It’s a new school year, and that means a new crop of requests to student newspaper advisers and student editors to remove content from web archives. The Daily Eastern News received a request (which we honored), and I’ve talked to someone who is trying to get something taken off of another student newspaper web site.
Perhaps it’s time to revisit some thoughts I wrote about the matter previously.
I first wrote about this phenomenon for Keeping Free Presses Free back in 2007 (here’s a link to the entire article).
From my anecdotal observations so far, the requests for removal of information from college media web sites usually come in two flavors: embarrassment and privacy concerns.

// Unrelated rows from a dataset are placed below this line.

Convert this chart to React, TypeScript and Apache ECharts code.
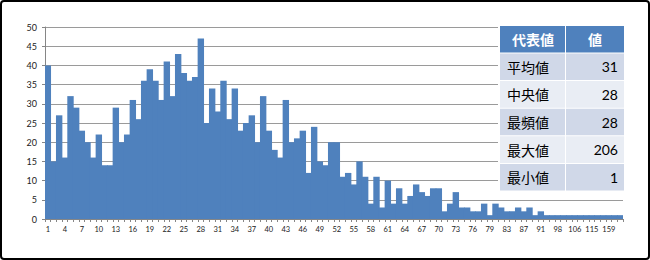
import React, { useEffect, useRef } from "react";
import * as echarts from "echarts";

const categories = [
  "1","2","3","4","5","6","7","8","9","10","11","12","13","14","15","16","17","18","19","20",
  "21","22","23","24","25","26","27","28","29","30","31","32","33","34","35","36","37","38","39","40",
  "41","42","43","44","45","46","47","48","49","50","51","52","53","54","55","56","57","58","59","60",
  "61","62","63","64","65","66","67","68","69","70","71","72","73","74","75","76","77","78","79",
  "80","81","83","84","86","87","89","90","91","93","95","98","100","103","106","108","111","115",
  "121","133","159","180","206",
];

const counts = [
  40, 15, 27, 16, 32, 29, 23, 20, 16, 22, 14, 14, 29, 20, 22, 31, 26, 36, 39, 36,
  31, 41, 32, 43, 38, 36, 37, 47, 25, 34, 28, 36, 26, 34, 23, 25, 27, 20, 32, 23,
  18, 16, 31, 20, 21, 23, 12, 24, 15, 14, 20, 20, 11, 12, 9, 15, 11, 4, 11, 3,
  10, 4, 8, 4, 6, 9, 7, 6, 8, 8, 2, 4, 7, 3, 3, 2, 2, 4, 1,
  4, 3, 2, 2, 3, 2, 3, 1, 2, 1, 1, 1, 1, 1, 1, 1, 1, 1,
  1, 1, 1, 1, 1,
];

const yTicks = [0, 50, 5]; // min, max, interval

const tableHeader = ["代表値", "値"];
const statNames = ["平均値", "中央値", "最頻値", "最大値", "最小値"];
const statValues = [31, 28, 28, 206, 1];

const BLUE = "#4F81BD";
const ROW_DARK = "#D0D8E8";
const ROW_LIGHT = "#E9EDF4";
const JP_FONT = '"Noto Sans CJK JP", "Noto Sans", sans-serif';
const NUM_FONT = 'Lato, "Liberation Sans", sans-serif';

function buildTable(): any[] {
  const x0 = 500;
  const c1w = 66;
  const c2w = 58;
  const headY = 26;
  const headH = 26.5;
  const rowH = 27.6;
  const els: any[] = [];
  els.push({
    type: "rect",
    shape: { x: x0 - 2, y: headY - 1, width: c1w + c2w + 3, height: headH + rowH * statNames.length + 3 },
    style: { fill: "#fff" },
    z: 100,
  });
  els.push({ type: "rect", shape: { x: x0, y: headY, width: c1w - 1, height: headH }, style: { fill: BLUE }, z: 101 });
  els.push({ type: "rect", shape: { x: x0 + c1w, y: headY, width: c2w, height: headH }, style: { fill: BLUE }, z: 101 });
  els.push({
    type: "text", z: 102,
    style: { text: tableHeader[0], x: x0 + c1w / 2, y: headY + headH / 2, fill: "#fff", fontSize: 14, fontWeight: "bold", fontFamily: JP_FONT, textAlign: "center", textVerticalAlign: "middle" },
  });
  els.push({
    type: "text", z: 102,
    style: { text: tableHeader[1], x: x0 + c1w + c2w / 2, y: headY + headH / 2, fill: "#fff", fontSize: 14, fontWeight: "bold", fontFamily: JP_FONT, textAlign: "center", textVerticalAlign: "middle" },
  });
  statNames.forEach((name, i) => {
    const y = headY + headH + 1 + i * rowH;
    const fill = i % 2 === 0 ? ROW_DARK : ROW_LIGHT;
    els.push({ type: "rect", shape: { x: x0, y, width: c1w - 1, height: rowH - 1 }, style: { fill }, z: 101 });
    els.push({ type: "rect", shape: { x: x0 + c1w, y, width: c2w, height: rowH - 1 }, style: { fill }, z: 101 });
    els.push({
      type: "text", z: 102,
      style: { text: name, x: x0 + 7, y: y + (rowH - 1) / 2, fill: "#000", fontSize: 14, fontFamily: JP_FONT, textAlign: "left", textVerticalAlign: "middle" },
    });
    els.push({
      type: "text", z: 102,
      style: { text: String(statValues[i]), x: x0 + c1w + c2w - 6, y: y + (rowH - 1) / 2, fill: "#000", fontSize: 14, fontFamily: NUM_FONT, textAlign: "right", textVerticalAlign: "middle" },
    });
  });
  return els;
}

export default function App() {
  const ref = useRef<HTMLDivElement>(null);
  useEffect(() => {
    if (!ref.current) return;
    const chart = echarts.init(ref.current, undefined, { renderer: "svg" });
    chart.setOption({
      animation: false,
      backgroundColor: "#fff",
      grid: { left: 45, right: 27, top: 27, bottom: 41, containLabel: false },
      xAxis: {
        type: "category",
        data: categories,
        boundaryGap: true,
        axisLine: { show: true, lineStyle: { color: "#868686", width: 1 } },
        axisTick: { show: true, interval: 0, length: 3, lineStyle: { color: "#868686" } },
        axisLabel: { interval: 2, fontSize: 7.5, color: "#222", fontFamily: NUM_FONT, margin: 6 },
        splitLine: { show: false },
      },
      yAxis: {
        type: "value",
        min: yTicks[0],
        max: yTicks[1],
        interval: yTicks[2],
        axisLine: { show: true, lineStyle: { color: "#868686", width: 1 } },
        axisTick: { show: true, length: 3, lineStyle: { color: "#868686" } },
        axisLabel: { fontSize: 9, color: "#222", fontFamily: NUM_FONT, margin: 8 },
        splitLine: { show: true, lineStyle: { color: "#9a9a9a", width: 1 } },
      },
      series: [
        {
          type: "bar",
          data: counts,
          barWidth: 6.4,
          barGap: 0,
          itemStyle: { color: BLUE },
        },
      ],
      graphic: [
        ...buildTable(),
        {
          type: "rect",
          shape: { x: 1, y: 1, width: 648, height: 258, r: 3 },
          style: { fill: "none", stroke: "#000", lineWidth: 2 },
          z: 200,
        },
      ],
    });
    return () => chart.dispose();
  }, []);
  return (
    <div style={{ position: "fixed", left: 0, top: 0, width: 650, height: 260 }}>
      <div ref={ref} style={{ width: 650, height: 260 }} />
    </div>
  );
}
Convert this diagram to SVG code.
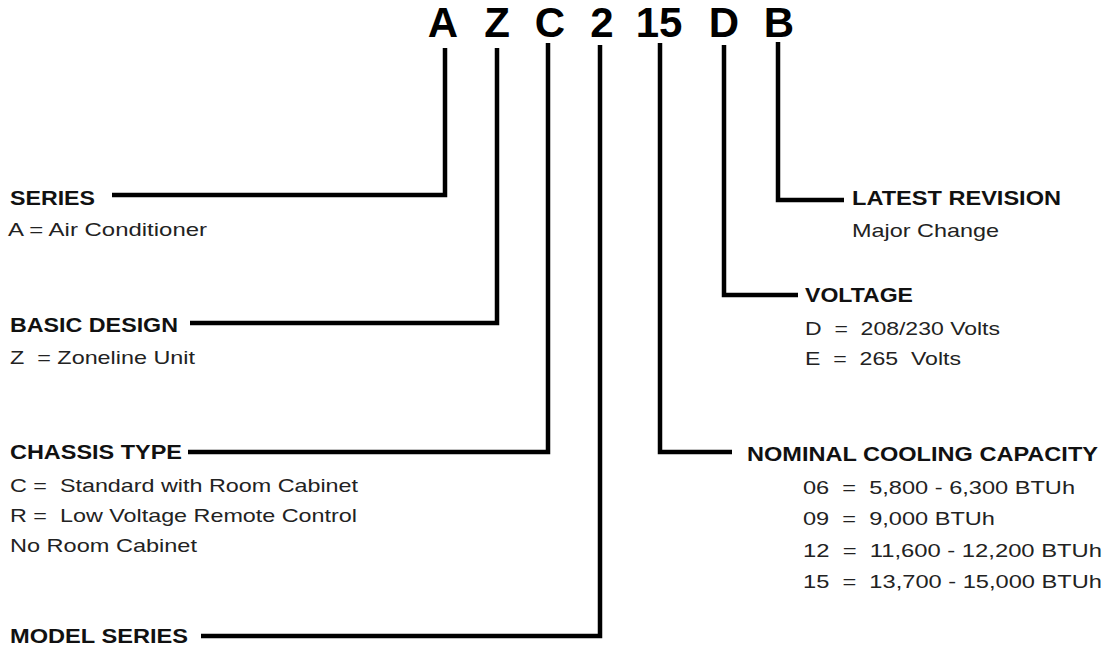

1. Youthful Indiscretions: By far, this is at the center of most requests. A student is arrested for a minor in possession charge, or something more serious. The arrest shows up in the student newspaper’s police blotter, and then on the web site. Five years later, the (now former) student is trying to clean up the search engines while trying to find work.
2. The learning curve is steep: The second factor is what I might call embarrassment about youthful expression. Several advisers have had requests from former newspaper staffers who are now ashamed of the quality of their writing or arguments.
3. privacy or personal security: Some people have requested material be taken down from the Internet because, were it to fall into the hands of the wrong individual, there would be the potential for harm.
There are probably other concerns that people voice in hopes of getting material taken out of a web archive, but those are the ones I’ve heard of most often.
I don’t have any easy answers to number 3. Sometimes discretion is the better part of valor, as the saying goes. But it can be difficult to predict how such situations will play out, or whether the situation is as dangerous as presented.
Number 2 is the easiest of the three to deal with. You wrote an article and submitted it to the student newspaper/media outlet for publication. Own your work. If you are a journalist and you wrote some grammatically-challenged copy in college, welcome to the club. If you wrote an opinion piece expressing an opinion you now regret, welcome to life. Many people change their minds over time about issues and events. It reflects growth (mostly). Taking down an article from an archive because you’re embarrassed by its quality is extremely hard to justify, especially for a journalist.
Number 1 is the most delicate of the three because there is a tremendous potential for future harmful repercussions if incorrect or incomplete information is available online. And, quite frankly, news media do a horrible job of following up on most of the mundane (to us) items that appear in a police blotter. A former editor at the Pitt News had an interesting approach to this: printing the police blotter with names in the newspaper, but not placing names online. Might be something to consider.
If someone was arrested, but never prosecuted, or was found innocent, where is the follow-up that would display that information on the web? Frequently, there is none.
This is my take: Err on the side of the facts. Add to them when they are available (but be sure to verify – don’t just take someone’s word that they were cleared of charges). There’s no need to antagonize a former student if the facts are on their side. That doesn’t mean take the article down, but you should add a note to the original article with additional information.
Above all, as I mentioned earlier, you should develop a policy (in consultation with student editors) so there is some kind of map to follow in handling these situations, which are bound to come up more and more.
There are very few instances where I’d counsel someone to remove an online article or archived item. Better to shine more sunlight on the situation.